Ukrainian authorities accused Russia of seeking to undermine its new military chief with a spate of media portrayals highlighting the general’s past in Russia as a Soviet officer.
The coverage of the Ukrainian army chief, Oleksandr Syrskyi, is aimed at sowing division within the military and discrediting the general by associating him with his Soviet past and his relatives in Russia, Ukraine’s National Security and Defense Council said on Telegram Monday.
President Volodymyr Zelenskiy appointed Syrskyi, who led Ukraine’s ground forces in defending Kyiv and reclaiming a swathe of the northeastern Kharkiv region in 2022, to replace his popular top commander, Valeriy Zaluzhnyi. As Syrskyi is tasked with gaining widespread trust of Ukrainian soldiers and the public, the council called the media campaign Moscow-backed propaganda.
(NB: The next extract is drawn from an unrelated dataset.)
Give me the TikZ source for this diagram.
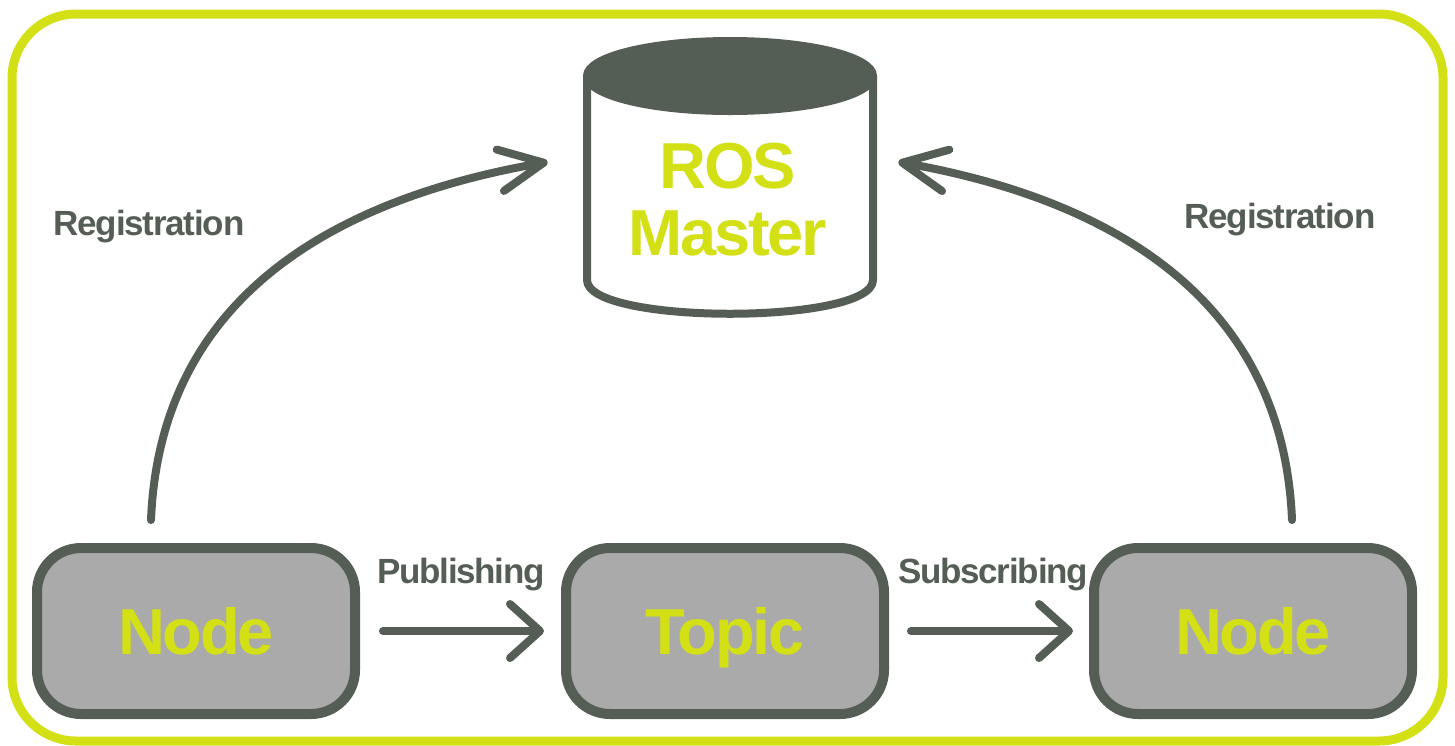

“Russians are struggling to portray the new commander-in-chief as a Soviet and a Russian,” the council’s disinformation unit said in a statement. “For this purpose they are looking for his relatives in the Russian Federation, ‘family friends,’ getting comments from them and spreading the comments over the information space with a certain context.”
A spokesman for Syrskyi didn’t immediately respond to a request for comment.
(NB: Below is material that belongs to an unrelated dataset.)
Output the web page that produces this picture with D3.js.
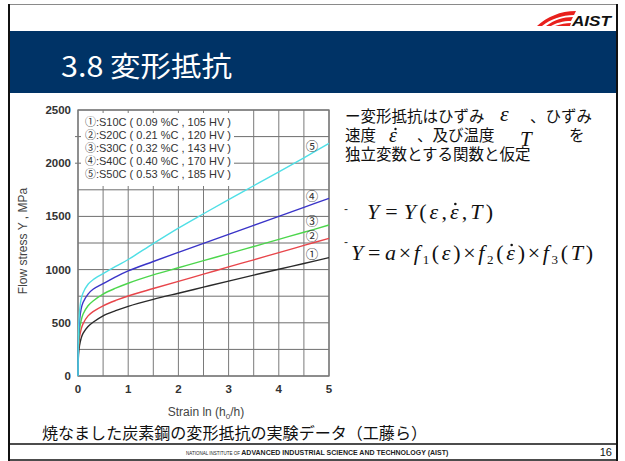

The accusation reflects concern that the guilt-by-association line of attack could have an effect on Syrskyi, who lacks a broad public profile in Ukraine compared with the outsize Zaluzhnyi, who had a tense relationship with Zelenskiy. Born in Soviet Russia in 1965, Syrskyi graduated from a military academy in Moscow and speaks Ukrainian with a heavy Russian accent.
Although Ukrainians having relatives in Russia isn’t uncommon, the reports seek to portray an estranged son of the Soviet Union now leading the fight against the country. One report quotes a brother claiming he has no contact with Syrskyi; another purports to quote a military university classmate reminiscing about marching in Red Square past Lenin’s mausoleum with the Ukrainian commander.
Volodymyr Fesenko, head of the Penta research institute in Kyiv, said the portrayal also abets critics of Syrskyi within Ukraine with a “handy argument.” Little was said about Syrskyi’s familial ties before his appointment last week, he said.
“It’s a pity, but some supporters of Zaluzhnyi are unintentionally working in unison with Russia’s propaganda, which seeks to split Ukrainian society,” Fesenko said.